>> start Available records

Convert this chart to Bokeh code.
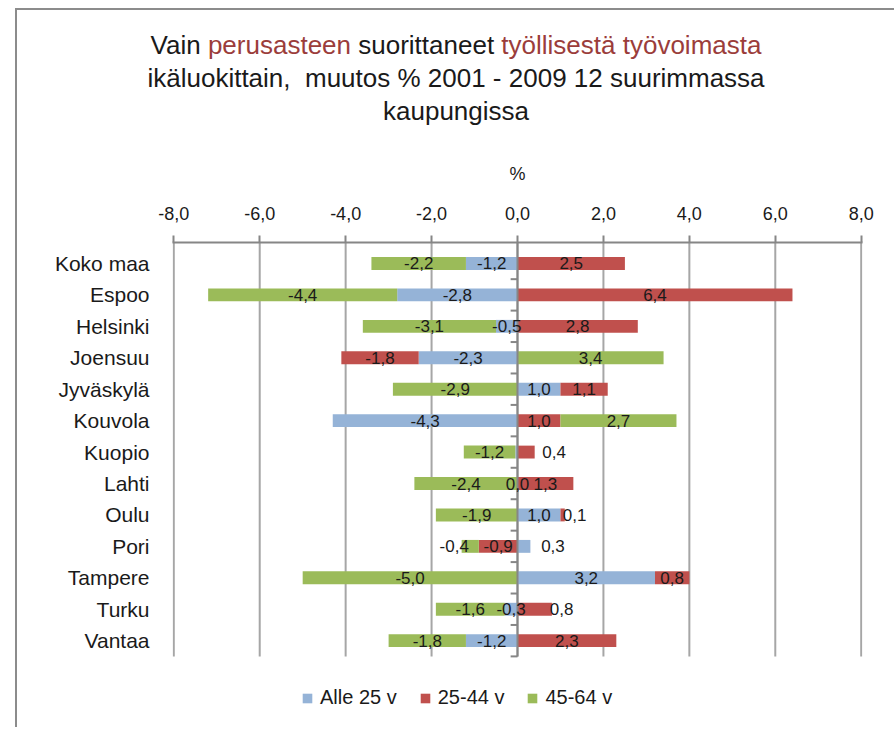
from bokeh.plotting import figure
from bokeh.models import Range1d, FixedTicker, Legend, LegendItem, Div, ColumnDataSource
from bokeh.layouts import column
from bokeh.embed import file_html
from bokeh.resources import INLINE
from bokeh.core.properties import value
import numpy as np

# ---------------- data ----------------
cities = ["Koko maa", "Espoo", "Helsinki", "Joensuu", "Jyväskylä", "Kouvola", "Kuopio",
          "Lahti", "Oulu", "Pori", "Tampere", "Turku", "Vantaa"]
series = ["Alle 25 v", "25-44 v", "45-64 v"]
alle_25 = [-1.2, -2.8, -0.5, -2.3, 1.0, -4.3, -0.05, 0.0, 1.0, 0.3, 3.2, -0.3, -1.2]
v25_44 = [2.5, 6.4, 2.8, -1.8, 1.1, 1.0, 0.4, 1.3, 0.1, -0.9, 0.8, 0.8, 2.3]
v45_64 = [-2.2, -4.4, -3.1, 3.4, -2.9, 2.7, -1.2, -2.4, -1.9, -0.4, -5.0, -1.6, -1.8]
x_ticks = [-8, -6, -4, -2, 0, 2, 4, 6, 8]

# ---------------- style ----------------
FONT = "Liberation Sans"
colors = ["#95B3D7", "#C0504D", "#9BBB59"]
TXT = "#1a1a1a"
TITLE_RED = "#9b3d3b"
GRID = "#a6a6a6"
AXIS = "#868686"
# label nudges in screen px (manual placement as in the original)
label_dx = {("Kuopio", 1): 28, ("Oulu", 1): 12, ("Pori", 0): 29, ("Pori", 2): -16, ("Turku", 1): 27}
hidden_labels = {("Kuopio", 0)}

n = len(cities)
ypos = np.array([n - 1 - i for i in range(n)], dtype=float)

FIG_W, FIG_H = 877, 567
TOP, LEFT, RIGHT = 81, 155, 32
CAT_PX = 31.5                         # pixel height of one category band
TOP_GAP = 21                          # px from top axis to first category centre
frame_h = FIG_H - TOP                 # frame runs down to the bottom (legend area inside)
y_end = (n - 1) + TOP_GAP / CAT_PX
y_start = y_end - frame_h / CAT_PX

p = figure(width=FIG_W, height=FIG_H, x_range=Range1d(-8.03, 8.03),
           y_range=Range1d(y_start, y_end),
           output_backend="svg", toolbar_location=None, x_axis_location="above",
           min_border_left=LEFT, min_border_right=RIGHT, min_border_top=TOP, min_border_bottom=0)
p.outline_line_color = None
p.background_fill_color = "white"
p.xgrid.grid_line_color = None
p.ygrid.grid_line_color = None

# vertical gridlines limited to the category area
p.segment(x0=x_ticks, y0=-0.5, x1=x_ticks, y1=y_end, line_color=GRID, line_width=2)

# stacked diverging bars (Excel-style: positives and negatives stacked separately)
pos_base = np.zeros(n)
neg_base = np.zeros(n)
renderers = []
lab_x, lab_y, lab_t, lab_dx = [], [], [], []
for si, vals in enumerate([alle_25, v25_44, v45_64]):
    v = np.array(vals, dtype=float)
    left = np.where(v >= 0, pos_base, neg_base + v)
    right = np.where(v >= 0, pos_base + v, neg_base)
    pos_base = np.where(v >= 0, pos_base + v, pos_base)
    neg_base = np.where(v < 0, neg_base + v, neg_base)
    src = ColumnDataSource(dict(y=ypos, left=left, right=right))
    r = p.hbar(y="y", left="left", right="right", height=0.41, source=src,
               fill_color=colors[si], line_color=None)
    renderers.append(r)
    for i, c in enumerate(cities):
        if (c, si) in hidden_labels:
            continue
        lab_x.append((left[i] + right[i]) / 2)
        lab_y.append(ypos[i])
        lab_t.append(f"{v[i]:.1f}".replace(".", ","))
        lab_dx.append(label_dx.get((c, si), 0))

# zero axis with category boundary ticks
p.segment(x0=[0], y0=[-0.5], x1=[0], y1=[y_end], line_color=AXIS, line_width=2)
bounds = np.arange(-0.5, n - 1, 1.0)
p.segment(x0=-0.16, y0=bounds, x1=0, y1=bounds, line_color=AXIS, line_width=2)

lsrc = ColumnDataSource(dict(x=lab_x, y=lab_y, t=lab_t, dx=lab_dx))
p.text(x="x", y="y", text="t", x_offset="dx", source=lsrc, text_align="center",
       text_baseline="middle", text_font=value(FONT), text_font_size="17px", text_color=TXT)

# x axis (top)
xa = p.xaxis[0]
xa.ticker = FixedTicker(ticks=x_ticks)
xa.major_label_overrides = {t: f"{t:.1f}".replace(".", ",") for t in x_ticks}
xa.major_label_text_font = FONT
xa.major_label_text_font_size = "18px"
xa.major_label_text_color = TXT
xa.major_label_standoff = 16
xa.axis_label = "%"
xa.axis_label_text_font = FONT
xa.axis_label_text_font_size = "18px"
xa.axis_label_text_font_style = "normal"
xa.axis_label_text_color = TXT
xa.axis_label_standoff = 20
xa.axis_line_color = AXIS
xa.axis_line_width = 2
xa.major_tick_line_color = AXIS
xa.major_tick_line_width = 2
xa.major_tick_out = 7
xa.major_tick_in = 0
xa.minor_tick_line_color = None

# y axis (categories)
ya = p.yaxis[0]
ya.ticker = FixedTicker(ticks=list(ypos))
ya.major_label_overrides = {float(ypos[i]): c for i, c in enumerate(cities)}
ya.major_label_text_font = FONT
ya.major_label_text_font_size = "21px"
ya.major_label_text_color = TXT
ya.major_label_standoff = 17
ya.axis_line_color = None
ya.major_tick_line_color = None
ya.minor_tick_line_color = None

legend = Legend(items=[LegendItem(label=s, renderers=[r]) for s, r in zip(series, renderers)],
                orientation="horizontal", location=(129, 18), margin=0, padding=10,
                glyph_width=12, glyph_height=12, label_standoff=7, spacing=22,
                label_text_font=FONT, label_text_font_size="20px", label_text_color=TXT,
                border_line_color=None, background_fill_alpha=0)
p.add_layout(legend, "center")

title_html = (
    f"<div style=\"width:{FIG_W}px;box-sizing:border-box;padding-top:19px;padding-left:1px;"
    f"text-align:center;font-family:'{FONT}';font-size:26px;line-height:33px;color:{TXT};\">"
    f"Vain <span style=\"color:{TITLE_RED}\">perusasteen</span> suorittaneet "
    f"<span style=\"color:{TITLE_RED}\">työllisestä työvoimasta</span><br>"
    f"ikäluokittain,&nbsp; muutos % 2001 - 2009 12 suurimmassa<br>kaupungissa</div>"
)
div = Div(text=title_html, width=FIG_W, height=150, margin=0)

layout = column(div, p, spacing=0,
                styles={"border-left": "2px solid #8c8c8c", "border-top": "2px solid #8c8c8c",
                        "margin-left": "15px", "margin-top": "8px"})

open("out.html", "w").write(file_html(layout, INLINE))
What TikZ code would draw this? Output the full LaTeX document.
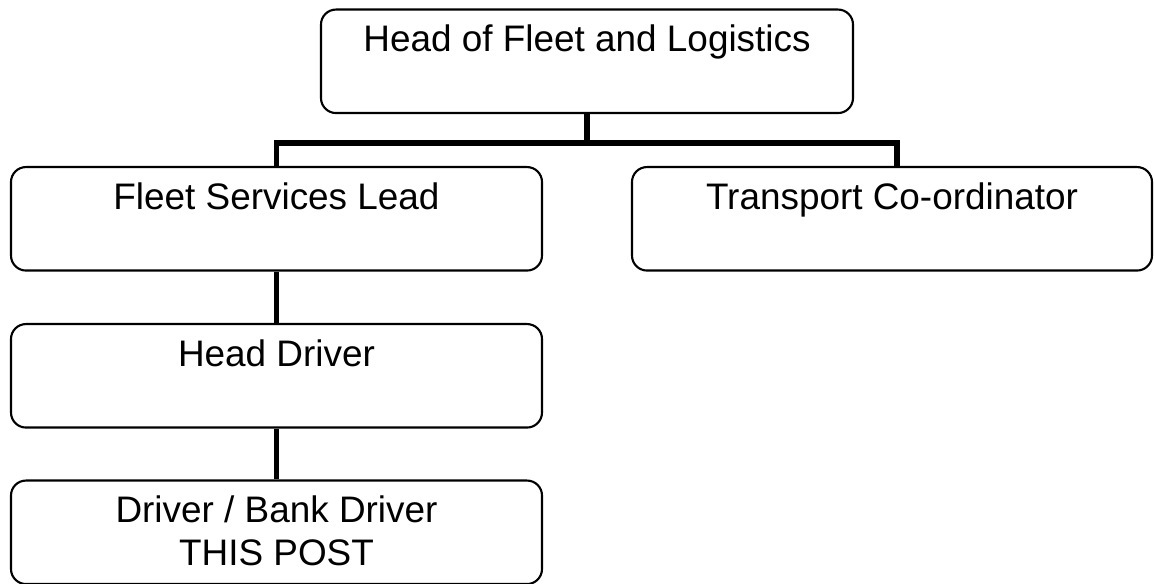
\documentclass[tikz,border=0pt]{standalone}
\usepackage{fontspec}
\setmainfont{Liberation Sans}
\usepackage{tikz}

\tikzset{
  post/.style={draw, rounded corners=0.15cm, line width=0.6pt, inner sep=0pt,
    minimum width=5.31cm, align=center, anchor=north,
    text height=0.42cm, text depth=0.615cm,
    font=\fontsize{10.5}{12}\selectfont},
  link/.style={line width=1.65pt}
}

\begin{document}
\begin{tikzpicture}
\useasboundingbox (0,0) rectangle (11.54,-5.84);
% Chefia
\node[post, minimum width=5.32cm] (boss) at (5.87,-0.085) {Head of Fleet and Logistics};
% Segundo nivel
\node[post] (fleet) at (2.765,-1.66) {Fleet Services Lead};
\node[post, minimum width=5.20cm] (transp) at (8.92,-1.66) {Transport Co-ordinator};
% Motoristas
\node[post] (headdrv) at (2.765,-3.23) {Head Driver};
\node[post, text height=0.845cm, text depth=0.19cm] (driver) at (2.765,-4.795) {Driver / Bank Driver\\THIS POST};
\draw[link] (boss.south) -- ++(0,-0.29) -| (fleet.north);
\draw[link] (boss.south) -- ++(0,-0.29) -| ([xshift=0.05cm]transp.north);
\draw[link] (fleet.south) -- (headdrv.north);
\draw[link] (headdrv.south) -- (driver.north);
\end{tikzpicture}
\end{document}
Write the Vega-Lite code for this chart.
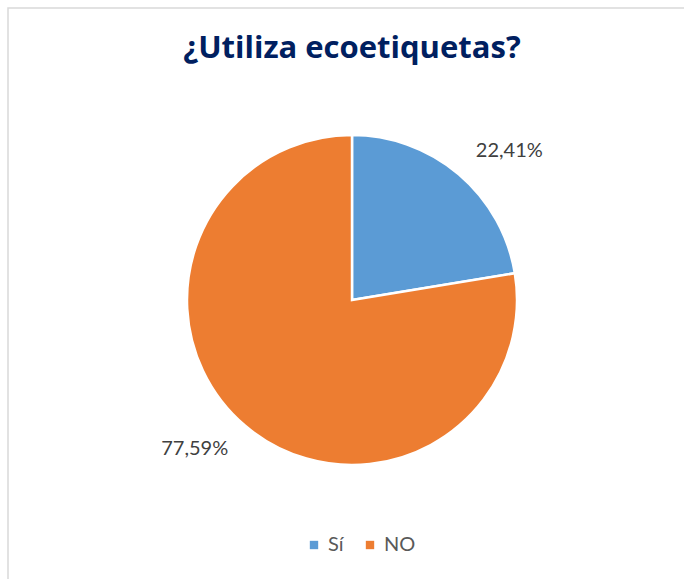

>> end Available records

Look at the listing and set down only the lines from its start through the line with "import numpy as np", word for word and without pictures.

Convert this chart to Bokeh code.
from bokeh.plotting import figure
from bokeh.models import Range1d, FixedTicker, Legend, LegendItem, Div, ColumnDataSource
from bokeh.layouts import column
from bokeh.embed import file_html
from bokeh.resources import INLINE
from bokeh.core.properties import value
import numpy as np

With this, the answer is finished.